* **Brief**
Every line containing the word "Rebuild" needs to be found and copied.

* **Data listing**

## start

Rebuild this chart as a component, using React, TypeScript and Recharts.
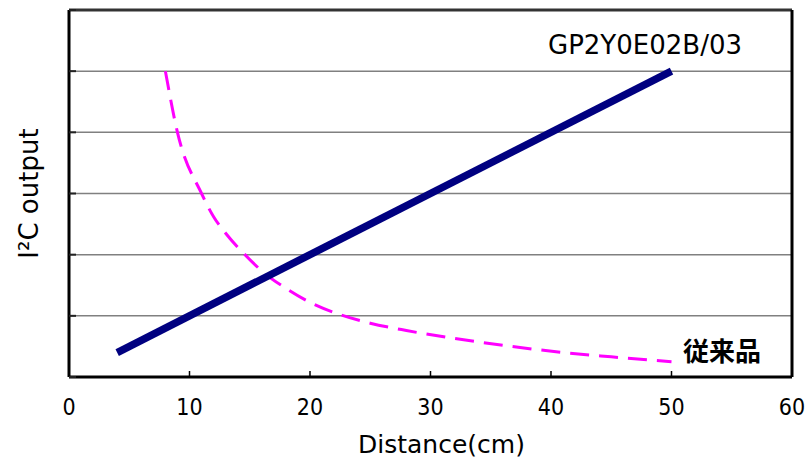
import React from 'react';
import {
  ComposedChart,
  Line,
  XAxis,
  YAxis,
  CartesianGrid,
  ReferenceLine,
  ReferenceDot,
} from 'recharts';

// X (distance, cm) ticks and Y grid levels
const xTicks = [0, 10, 20, 30, 40, 50, 60];
const yTicks = [0, 1, 2, 3, 4, 5, 6];

// GP2Y0E02B/03 (linear output)
const sensorX = [4, 50];
const sensorY = [0.4, 5.0];

// 従来品 (conventional product, dashed)
const convX = [8, 9, 11, 12, 13, 14.6, 16.2, 18, 20, 22.5, 25, 28, 32, 36, 41, 45, 50];
const convY = [5.0, 4.0, 3.0, 2.62, 2.35, 2.0, 1.7, 1.45, 1.22, 1.02, 0.88, 0.76, 0.63, 0.52, 0.4, 0.33, 0.25];

const sensorData = sensorX.map((x, i) => ({ x, y: sensorY[i] }));
const convData = convX.map((x, i) => ({ x, y: convY[i] }));

const LATIN = '"DejaVu Sans", Verdana, sans-serif';
const NARROW = '"Liberation Sans Narrow", "DejaVu Sans Condensed", sans-serif';
const CJK = '"Noto Sans CJK JP", sans-serif';

const XTick = (props: any) => {
  const { x, y, payload } = props;
  return (
    <g>
      <line x1={x} x2={x} y1={y} y2={y - 6} stroke="#000" strokeWidth={1.5} />
      <text x={x} y={y + 38} textAnchor="middle" fontSize={23} fontFamily={NARROW} fill="#000">
        {payload.value}
      </text>
    </g>
  );
};

const YTick = (props: any) => {
  const { x, y } = props;
  return <line x1={x} x2={x + 7} y1={y} y2={y} stroke="#222" strokeWidth={2} />;
};

const XTitle = (props: any) => {
  const vb = props.viewBox;
  return (
    <text
      x={vb.x + vb.width / 2 + 11}
      y={vb.y + 76}
      textAnchor="middle"
      fontSize={25}
      fontFamily={LATIN}
      fill="#000"
    >
      Distance(cm)
    </text>
  );
};

const YTitle = (props: any) => {
  const vb = props.viewBox;
  const cx = vb.x + 38;
  const cy = vb.y + vb.height / 2;
  return (
    <text
      x={cx}
      y={cy}
      transform={`rotate(-90, ${cx}, ${cy})`}
      textAnchor="middle"
      fontSize={26}
      fontFamily={LATIN}
      fill="#000"
    >
      I²C output
    </text>
  );
};

export default function App() {
  return (
    <div style={{ position: 'absolute', left: 0, top: 0, background: '#fff' }}>
      <ComposedChart
        width={805}
        height={459}
        margin={{ top: 10, right: 13, left: 0, bottom: 0 }}
      >
        <CartesianGrid vertical={false} stroke="#808080" strokeWidth={1.5} />
        <XAxis
          type="number"
          dataKey="x"
          domain={[0, 60]}
          ticks={xTicks}
          interval={0}
          allowDataOverflow
          height={82}
          tickSize={0}
          tickMargin={0}
          tickLine={false}
          axisLine={{ stroke: '#000', strokeWidth: 3 }}
          tick={<XTick />}
          label={<XTitle />}
        />
        <YAxis
          type="number"
          dataKey="y"
          domain={[0, 6]}
          ticks={yTicks}
          interval={0}
          width={69}
          tickSize={0}
          tickMargin={0}
          tickLine={false}
          axisLine={{ stroke: '#000', strokeWidth: 3 }}
          tick={<YTick />}
          label={<YTitle />}
        />
        <ReferenceLine y={6} stroke="#333" strokeWidth={3} />
        <ReferenceLine x={60} stroke="#000" strokeWidth={3} />
        <Line
          data={convData}
          dataKey="y"
          type="monotone"
          stroke="#FF00FF"
          strokeWidth={3}
          strokeDasharray="19 10"
          dot={false}
          activeDot={false}
          isAnimationActive={false}
        />
        <Line
          data={sensorData}
          dataKey="y"
          type="linear"
          stroke="#000080"
          strokeWidth={7.5}
          dot={false}
          activeDot={false}
          isAnimationActive={false}
        />
        <ReferenceDot
          x={47.8}
          y={5.43}
          r={1}
          fill="none"
          stroke="none"
          ifOverflow="visible"
          label={{ value: 'GP2Y0E02B/03', position: 'center', fontSize: 26, fontFamily: LATIN, fill: '#000' }}
        />
        <ReferenceDot
          x={54.2}
          y={0.41}
          r={1}
          fill="none"
          stroke="none"
          ifOverflow="visible"
          label={{ value: '従来品', position: 'center', fontSize: 26, fontWeight: 'bold', fontFamily: CJK, fill: '#000' }}
        />
      </ComposedChart>
    </div>
  );
}
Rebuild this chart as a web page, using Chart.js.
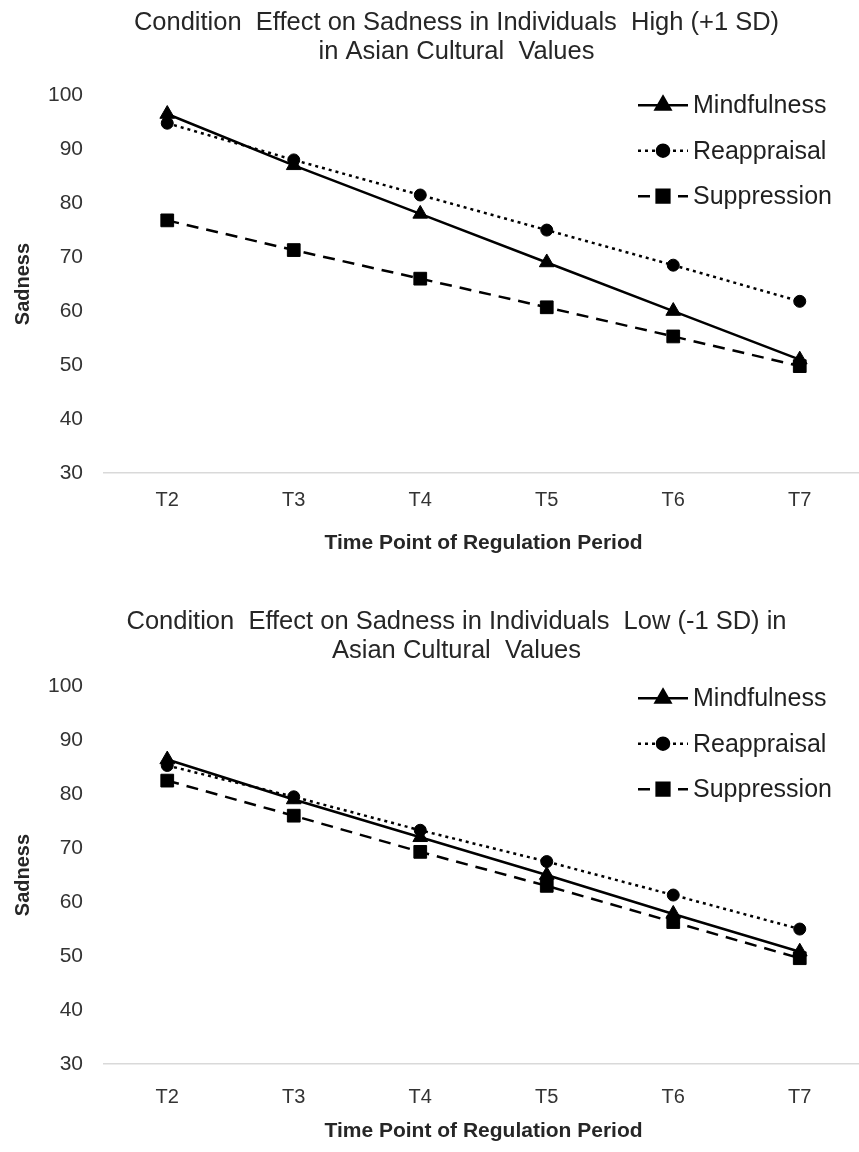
<!DOCTYPE html>
<html>
<head>
<meta charset="utf-8">
<script src="https://cdn.jsdelivr.net/npm/chart.js@4.4.1/dist/chart.umd.min.js"></script>
<style>
  html, body { margin: 0; padding: 0; background: #fff; overflow: hidden; }
  /* the original plot is cut off a little at the right edge, so the canvas runs past the window */
  .panel { position: absolute; left: 0; width: 873px; height: 576px; }
</style>
</head>
<body>
<div class="panel" style="top:0"><canvas id="chartHigh"></canvas></div>
<div class="panel" style="top:576px"><canvas id="chartLow"></canvas></div>
<script>
// Categories and tick values
const timePoints = ['T2', 'T3', 'T4', 'T5', 'T6', 'T7'];
const yTickValues = [30, 40, 50, 60, 70, 80, 90, 100];
const seriesNames = ['Mindfulness', 'Reappraisal', 'Suppression'];

// High (+1 SD) in Asian cultural values
const highMindfulness = [96.5, 87, 78, 69, 60, 51];
const highReappraisal = [94.8, 88, 81.5, 75, 68.5, 61.8];
const highSuppression = [76.8, 71.3, 66, 60.7, 55.3, 49.8];

// Low (-1 SD) in Asian cultural values
const lowMindfulness = [86.4, 79, 72, 65, 57.8, 50.8];
const lowReappraisal = [85.3, 79.5, 73.3, 67.5, 61.3, 55];
const lowSuppression = [82.5, 76, 69.3, 63, 56.3, 49.6];

const highTitle = ['Condition  Effect on Sadness in Individuals  High (+1 SD)', 'in Asian Cultural  Values'];
const lowTitle = ['Condition  Effect on Sadness in Individuals  Low (-1 SD) in', 'Asian Cultural  Values'];

const FONT = '"Liberation Sans", Arial, sans-serif';

// line style per condition
const seriesStyles = [
  { dash: [], point: 'triangle', radius: 8.5 },
  { dash: [3, 4], point: 'circle', radius: 6 },
  { dash: [12, 8], point: 'rect', radius: 9 }
];

// Legend drawn inside the plot, top right, like the original figure
const insideLegend = {
  id: 'insideLegend',
  afterDraw(chart, args, opts) {
    const ctx = chart.ctx;
    ctx.save();
    chart.data.datasets.forEach((ds, i) => {
      const y = chart.chartArea.top + opts.offsetY + i * 45.5;
      const x0 = 638, x1 = 688;
      ctx.strokeStyle = '#000';
      ctx.lineWidth = 2.5;
      ctx.setLineDash(ds.borderDash || []);
      ctx.beginPath();
      ctx.moveTo(x0, y);
      ctx.lineTo(x1, y);
      ctx.stroke();
      ctx.setLineDash([]);
      ctx.fillStyle = '#000';
      Chart.helpers.drawPoint(ctx, {
        pointStyle: ds.pointStyle, radius: ds.pointRadius, rotation: 0, borderWidth: 1
      }, (x0 + x1) / 2, y);
      ctx.fillStyle = '#1f1f1f';
      ctx.font = '25px ' + FONT;
      ctx.textAlign = 'left';
      ctx.textBaseline = 'middle';
      ctx.fillText(ds.label, 693, y + 1);
    });
    ctx.restore();
  }
};

function makeChart(canvasId, titleLines, values, lay) {
  const ctx = document.getElementById(canvasId).getContext('2d');
  const datasets = seriesNames.map((name, i) => ({
    label: name,
    data: values[i],
    borderColor: '#000',
    backgroundColor: '#000',
    borderWidth: 2.5,
    borderDash: seriesStyles[i].dash,
    pointStyle: seriesStyles[i].point,
    pointRadius: seriesStyles[i].radius,
    pointBackgroundColor: '#000',
    pointBorderColor: '#000',
    pointBorderWidth: 1,
    tension: 0,
    fill: false
  }));

  return new Chart(ctx, {
    type: 'line',
    data: { labels: timePoints, datasets: datasets },
    options: {
      responsive: true,
      maintainAspectRatio: false,
      animation: false,
      layout: { padding: { left: 40, right: 0, top: 0, bottom: 0 } },
      plugins: {
        legend: { display: false },
        tooltip: { enabled: false },
        title: {
          display: true,
          text: titleLines,
          color: '#262626',
          font: { family: FONT, size: 25.5, weight: 'normal', lineHeight: 1.14 },
          padding: { top: lay.titleTop, bottom: lay.titleBottom }
        },
        insideLegend: { offsetY: lay.legendY }
      },
      scales: {
        x: {
          offset: true,
          grid: { display: false, drawTicks: false },
          border: { display: true, color: '#d9d9d9', width: 1.5 },
          ticks: { color: '#333', font: { family: FONT, size: 20 }, padding: lay.xTickPad },
          title: {
            display: true,
            text: 'Time Point of Regulation Period',
            color: '#262626',
            font: { family: FONT, size: 21, weight: 'bold', lineHeight: 1.2 },
            padding: { top: 0, bottom: lay.xTitlePad }
          },
          afterFit: (scale) => { scale.height = lay.xHeight; }
        },
        y: {
          min: yTickValues[0],
          max: yTickValues[yTickValues.length - 1],
          grid: { display: false, drawTicks: false },
          border: { display: false },
          ticks: { stepSize: 10, color: '#333', font: { family: FONT, size: 21 }, padding: 21 },
          title: {
            display: true,
            text: 'Sadness',
            color: '#262626',
            font: { family: FONT, size: 20, weight: 'bold', lineHeight: 1.2 },
            padding: { top: -29, bottom: 0 }
          },
          afterFit: (scale) => { scale.width = 64; }
        }
      }
    },
    plugins: [insideLegend]
  });
}

makeChart('chartHigh', highTitle, [highMindfulness, highReappraisal, highSuppression],
  { titleTop: 8.5, titleBottom: 28.5, xHeight: 103, xTickPad: 15, xTitlePad: 20, legendY: 10 });
makeChart('chartLow', lowTitle, [lowMindfulness, lowReappraisal, lowSuppression],
  { titleTop: 31.5, titleBottom: 20.5, xHeight: 88, xTickPad: 21, xTitlePad: 8, legendY: 12 });
</script>
</body>
</html>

## end

* **Exercise answer**
Rebuild this chart as a component, using React, TypeScript and Recharts.
Rebuild this chart as a web page, using Chart.js.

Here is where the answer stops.